WORK TO COMPLETE:
Can you set down, exactly as they appear below, the lines from the opening of the material through the one bearing "y_ticks = [0, 10000, 20000, 30000, 40000]", minus the pictures?

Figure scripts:
════════════════

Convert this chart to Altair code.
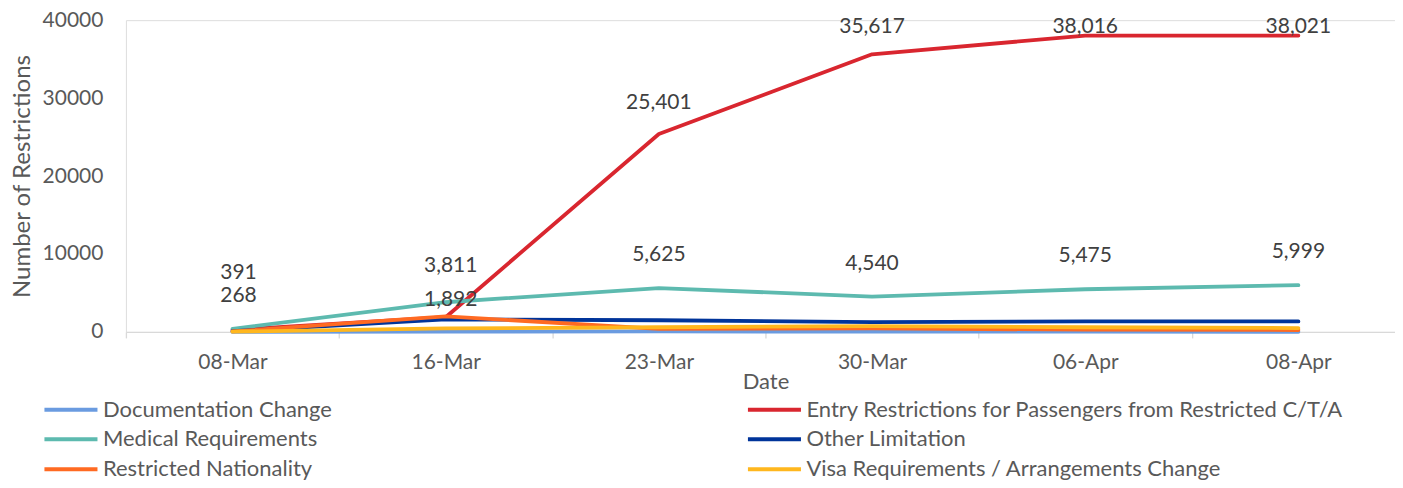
import altair as alt
import pandas as pd

# ---------------- data ----------------
dates = ["08-Mar", "16-Mar", "23-Mar", "30-Mar", "06-Apr", "08-Apr"]
series_names = [
    "Documentation Change",
    "Entry Restrictions for Passengers from Restricted C/T/A",
    "Medical Requirements",
    "Other Limitation",
    "Restricted Nationality",
    "Visa Requirements / Arrangements Change",
]
documentation_change = [0, 50, 60, 40, 30, 20]
entry_restrictions = [268, 1892, 25401, 35617, 38016, 38021]
medical_requirements = [391, 3811, 5625, 4540, 5475, 5999]
other_limitation = [100, 1600, 1500, 1250, 1350, 1350]
restricted_nationality = [60, 2000, 400, 450, 300, 250]
visa_requirements = [40, 450, 600, 750, 600, 500]
y_ticks = [0, 10000, 20000, 30000, 40000]

series_values = [
    documentation_change,
    entry_restrictions,
    medical_requirements,
    other_limitation,
    restricted_nationality,
    visa_requirements,
]
colors = ["#6A9BE0", "#D9262F", "#5DBAAF", "#00349A", "#FF6A22", "#FFB71E"]

rows = []
for name, vals in zip(series_names, series_values):
    for d, v in zip(dates, vals):
        rows.append({"date": d, "series": name, "value": v})
df = pd.DataFrame(rows)

# labelled series and their label offsets (styling only)
labelled = ["Medical Requirements", "Entry Restrictions for Passengers from Restricted C/T/A"]
default_dy = {labelled[0]: -33, labelled[1]: -31}
special_dy = {
    (labelled[0], "08-Mar"): (-56, 6),
    (labelled[0], "16-Mar"): (-36, 5),
    (labelled[1], "08-Mar"): (-34, 6),
    (labelled[1], "16-Mar"): (-17, 5),
    (labelled[1], "30-Mar"): (-27, 0),
    (labelled[1], "06-Apr"): (-9, 0),
    (labelled[1], "08-Apr"): (-9, 0),
}

FONT = "Lato"
TXT = "#595959"

x_enc = alt.X(
    "date:N",
    sort=dates,
    scale=alt.Scale(type="band", domain=dates, range=[0, 1280], paddingInner=0, paddingOuter=0),
    axis=alt.Axis(
        title="Date",
        labelAngle=0,
        tickBand="extent",
        tickSize=6,
        tickColor="#D9D9D9",
        tickWidth=1.3,
        domainColor="#D9D9D9",
        domainWidth=1.3,
        labelPadding=25,
        labelBaseline="middle",
        labelFontSize=21,
        labelColor=TXT,
        labelFont=FONT,
        titleFont=FONT,
        titleFontSize=22,
        titleFontWeight="normal",
        titleColor=TXT,
        titleY=50,
        titleBaseline="middle",
        grid=False,
    ),
)
y_enc = alt.Y(
    "value:Q",
    scale=alt.Scale(domain=[0, 40000], nice=False, zero=True),
    axis=alt.Axis(
        title="Number of Restrictions",
        values=y_ticks,
        format="d",
        grid=False,
        domain=False,
        ticks=False,
        labelPadding=23,
        labelFontSize=21,
        labelColor=TXT,
        labelFont=FONT,
        titleFont=FONT,
        titleFontSize=24,
        titleFontWeight="normal",
        titleColor=TXT,
        titleAngle=270,
        titleX=-103,
        titleY=156,
        titleAlign="center",
        titleBaseline="middle",
    ),
)

lines = alt.Chart(df).mark_line(strokeWidth=3.8, strokeJoin="round", strokeCap="round").encode(
    x=x_enc,
    y=y_enc,
    color=alt.Color(
        "series:N",
        sort=series_names,
        scale=alt.Scale(domain=series_names, range=colors),
        legend=alt.Legend(
            title=None,
            orient="none",
            legendX=-71.5,
            legendY=373,
            columns=2,
            direction="horizontal",
            symbolType="M-1.83,0H1.83",
            symbolSize=841,
            symbolStrokeWidth=4,
            labelFontSize=22,
            labelFont=FONT,
            labelColor=TXT,
            labelOffset=15.5,
            labelLimit=0,
            rowPadding=2,
            columnPadding=407,
            gridAlign="each",
            padding=0,
        ),
    ),
    order=alt.Order("date_idx:Q"),
).transform_calculate(date_idx="indexof(" + str(dates) + ", datum.date)")

layers = [lines]
for s in labelled:
    groups = {}
    for d in dates:
        dy, dx = special_dy.get((s, d), (default_dy[s], 0))
        groups.setdefault((dy, dx), []).append(d)
    for (dy, dx), ds in groups.items():
        t = (
            alt.Chart(df)
            .transform_filter(alt.datum.series == s)
            .transform_filter(alt.FieldOneOfPredicate(field="date", oneOf=ds))
            .mark_text(dy=dy, dx=dx, fontSize=21, font=FONT, color="#404040", baseline="middle", align="center")
            .encode(
                x=alt.X("date:N", sort=dates, scale=alt.Scale(type="band", domain=dates, range=[0, 1280])),
                y=alt.Y("value:Q"),
                text=alt.Text("value:Q", format=","),
            )
        )
        layers.append(t)

chart = (
    alt.layer(*layers)
    .properties(
        width=1270,
        height=312,
        autosize=alt.AutoSizeParams(type="none"),
        padding={"left": 118, "top": 12, "right": 0, "bottom": 148},
    )
    .configure_view(stroke=None)
    .configure(font=FONT)
)

chart.save("out.html", embed_options={"renderer": "svg", "actions": False})
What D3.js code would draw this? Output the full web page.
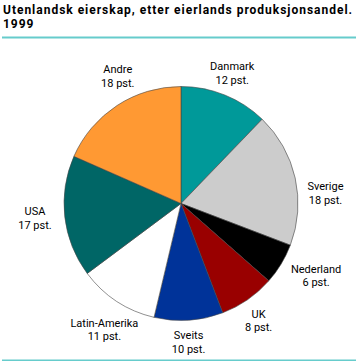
<!DOCTYPE html>
<html>
<head>
<meta charset="utf-8">
<script src="https://cdn.jsdelivr.net/npm/d3@7"></script>
<style>
  html, body { margin: 0; padding: 0; background: #fff; }
  svg { display: block; }
</style>
</head>
<body>
<svg id="chart" width="357" height="361"></svg>
<script>
// ---- data ----
const countries = ["Danmark", "Sverige", "Nederland", "UK", "Sveits", "Latin-Amerika", "USA", "Andre"];
const shares    = [12.2, 18.6, 5.7, 7.7, 9.5, 11.1, 16.8, 18.4];
const labelPct  = ["12 pst.", "18 pst.", "6 pst.", "8 pst.", "10 pst.", "11 pst.", "17 pst.", "18 pst."];
const colors    = ["#009999", "#cccccc", "#000000", "#990000", "#003399", "#ffffff", "#006666", "#ff9933"];
const titleLines = ["Utenlandsk eierskap, etter eierlands produksjonsandel.", "1999"];

// ---- layout ----
const W = 357, H = 361;
const cx = 181, cy = 203.5, R = 117;
const labelR = 145;
const nudge = [[-3, 4], [3, 21], [11, -3], [-5, -2], [-2, -6], [3, 5], [-2, -2], [16, -6]];
const lineGap = 13.5;
const FONT = "Roboto, 'Liberation Sans', sans-serif";

const svg = d3.select("#chart");

// title
const title = svg.append("g");
titleLines.forEach((t, i) => {
  title.append("text")
    .attr("x", 3)
    .attr("y", 13.5 + i * 14.5)
    .attr("font-family", FONT)
    .attr("font-weight", "bold")
    .attr("font-size", 13)
    .attr("fill", "#000")
    .text(t);
});
// fit the long title line to the reference width, without letting the two lines collide
const firstNode = title.select("text").node();
let len = firstNode.getComputedTextLength();
const fs = Math.min(13 * 350 / len, 14.2 / 1.18);
title.selectAll("text").attr("font-size", fs);
len = firstNode.getComputedTextLength();
const ls = Math.max(0, (350 - len) / titleLines[0].length);
title.selectAll("text").attr("letter-spacing", ls);

// rules
svg.append("rect").attr("x", 2).attr("y", 36.5).attr("width", W - 3).attr("height", 2).attr("fill", "#66cccc");
svg.append("rect").attr("x", 2).attr("y", 359.5).attr("width", W - 3).attr("height", 1.5).attr("fill", "#66cccc");

// pie
const pie = d3.pie().sort(null).value(d => d)(shares);
const arc = d3.arc().innerRadius(0).outerRadius(R);
const labelArc = d3.arc().innerRadius(labelR).outerRadius(labelR);

const g = svg.append("g").attr("transform", `translate(${cx},${cy})`);
g.selectAll("path.slice")
  .data(pie)
  .join("path")
  .attr("class", "slice")
  .attr("d", arc)
  .attr("fill", (d, i) => colors[i])
  .attr("stroke", "#444")
  .attr("stroke-width", 0.6)
  .attr("stroke-linejoin", "round");

// labels
const lbl = g.selectAll("g.lbl")
  .data(pie)
  .join("g")
  .attr("class", "lbl")
  .attr("transform", (d, i) => {
    const c = labelArc.centroid(d);
    return `translate(${c[0] + nudge[i][0]},${c[1] + nudge[i][1]})`;
  });
lbl.each(function(d, i) {
  const sel = d3.select(this);
  [countries[i], labelPct[i]].forEach((t, k) => {
    sel.append("text")
      .attr("x", 0)
      .attr("y", (k - 0.5) * lineGap + 4)
      .attr("text-anchor", "middle")
      .attr("font-family", FONT)
      .attr("font-size", 11)
      .attr("fill", "#000")
      .text(t);
  });
});
</script>
</body>
</html>
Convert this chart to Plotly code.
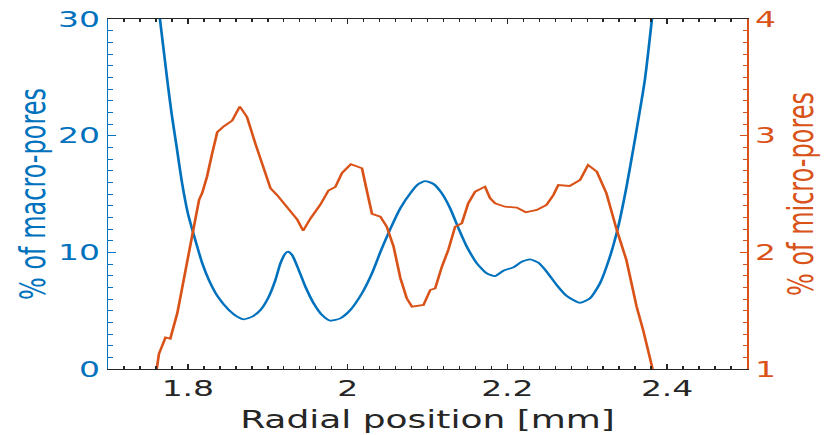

════════════════

SOLUTION:
Convert this chart to Altair code.
import altair as alt
import pandas as pd

# ---------------- data ----------------
dates = ["08-Mar", "16-Mar", "23-Mar", "30-Mar", "06-Apr", "08-Apr"]
series_names = [
    "Documentation Change",
    "Entry Restrictions for Passengers from Restricted C/T/A",
    "Medical Requirements",
    "Other Limitation",
    "Restricted Nationality",
    "Visa Requirements / Arrangements Change",
]
documentation_change = [0, 50, 60, 40, 30, 20]
entry_restrictions = [268, 1892, 25401, 35617, 38016, 38021]
medical_requirements = [391, 3811, 5625, 4540, 5475, 5999]
other_limitation = [100, 1600, 1500, 1250, 1350, 1350]
restricted_nationality = [60, 2000, 400, 450, 300, 250]
visa_requirements = [40, 450, 600, 750, 600, 500]
y_ticks = [0, 10000, 20000, 30000, 40000]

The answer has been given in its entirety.